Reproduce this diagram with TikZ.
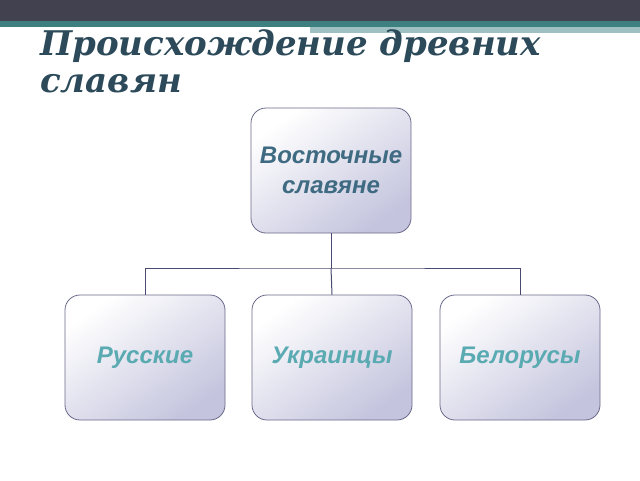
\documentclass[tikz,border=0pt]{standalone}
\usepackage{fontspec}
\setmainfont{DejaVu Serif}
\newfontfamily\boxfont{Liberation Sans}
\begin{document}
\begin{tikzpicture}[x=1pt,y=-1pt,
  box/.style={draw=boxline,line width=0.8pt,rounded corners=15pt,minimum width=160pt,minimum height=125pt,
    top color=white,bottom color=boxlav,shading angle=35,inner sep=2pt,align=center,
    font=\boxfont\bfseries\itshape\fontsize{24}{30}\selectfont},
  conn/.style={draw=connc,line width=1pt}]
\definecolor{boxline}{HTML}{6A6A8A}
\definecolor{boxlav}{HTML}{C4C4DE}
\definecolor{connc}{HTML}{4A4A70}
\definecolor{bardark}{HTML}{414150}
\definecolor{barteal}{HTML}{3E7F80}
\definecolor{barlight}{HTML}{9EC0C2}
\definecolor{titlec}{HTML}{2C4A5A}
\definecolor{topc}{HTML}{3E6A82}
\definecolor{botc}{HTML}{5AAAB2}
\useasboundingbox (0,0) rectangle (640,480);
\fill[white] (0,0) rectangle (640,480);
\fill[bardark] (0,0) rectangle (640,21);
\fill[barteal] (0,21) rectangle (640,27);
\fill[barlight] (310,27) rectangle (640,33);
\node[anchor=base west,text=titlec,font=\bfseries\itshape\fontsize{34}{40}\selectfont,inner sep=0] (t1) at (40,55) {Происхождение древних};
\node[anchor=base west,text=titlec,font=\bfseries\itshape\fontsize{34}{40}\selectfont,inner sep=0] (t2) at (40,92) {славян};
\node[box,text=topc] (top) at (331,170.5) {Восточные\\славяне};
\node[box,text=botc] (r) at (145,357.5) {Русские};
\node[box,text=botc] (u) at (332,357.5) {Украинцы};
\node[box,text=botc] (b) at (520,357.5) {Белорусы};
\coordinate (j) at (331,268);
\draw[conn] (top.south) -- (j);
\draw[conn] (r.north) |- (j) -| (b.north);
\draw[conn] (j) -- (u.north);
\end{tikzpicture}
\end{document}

= = = = =

TASK BRIEF: Quote the material in full and exactly; do not carry over its pictures.

RESPONSE TO THE TASK:
Reproduce this diagram with TikZ.
\documentclass[tikz,border=0pt]{standalone}
\usepackage{fontspec}
\setmainfont{DejaVu Serif}
\newfontfamily\boxfont{Liberation Sans}
\begin{document}
\begin{tikzpicture}[x=1pt,y=-1pt,
  box/.style={draw=boxline,line width=0.8pt,rounded corners=15pt,minimum width=160pt,minimum height=125pt,
    top color=white,bottom color=boxlav,shading angle=35,inner sep=2pt,align=center,
    font=\boxfont\bfseries\itshape\fontsize{24}{30}\selectfont},
  conn/.style={draw=connc,line width=1pt}]
\definecolor{boxline}{HTML}{6A6A8A}
\definecolor{boxlav}{HTML}{C4C4DE}
\definecolor{connc}{HTML}{4A4A70}
\definecolor{bardark}{HTML}{414150}
\definecolor{barteal}{HTML}{3E7F80}
\definecolor{barlight}{HTML}{9EC0C2}
\definecolor{titlec}{HTML}{2C4A5A}
\definecolor{topc}{HTML}{3E6A82}
\definecolor{botc}{HTML}{5AAAB2}
\useasboundingbox (0,0) rectangle (640,480);
\fill[white] (0,0) rectangle (640,480);
\fill[bardark] (0,0) rectangle (640,21);
\fill[barteal] (0,21) rectangle (640,27);
\fill[barlight] (310,27) rectangle (640,33);
\node[anchor=base west,text=titlec,font=\bfseries\itshape\fontsize{34}{40}\selectfont,inner sep=0] (t1) at (40,55) {Происхождение древних};
\node[anchor=base west,text=titlec,font=\bfseries\itshape\fontsize{34}{40}\selectfont,inner sep=0] (t2) at (40,92) {славян};
\node[box,text=topc] (top) at (331,170.5) {Восточные\\славяне};
\node[box,text=botc] (r) at (145,357.5) {Русские};
\node[box,text=botc] (u) at (332,357.5) {Украинцы};
\node[box,text=botc] (b) at (520,357.5) {Белорусы};
\coordinate (j) at (331,268);
\draw[conn] (top.south) -- (j);
\draw[conn] (r.north) |- (j) -| (b.north);
\draw[conn] (j) -- (u.north);
\end{tikzpicture}
\end{document}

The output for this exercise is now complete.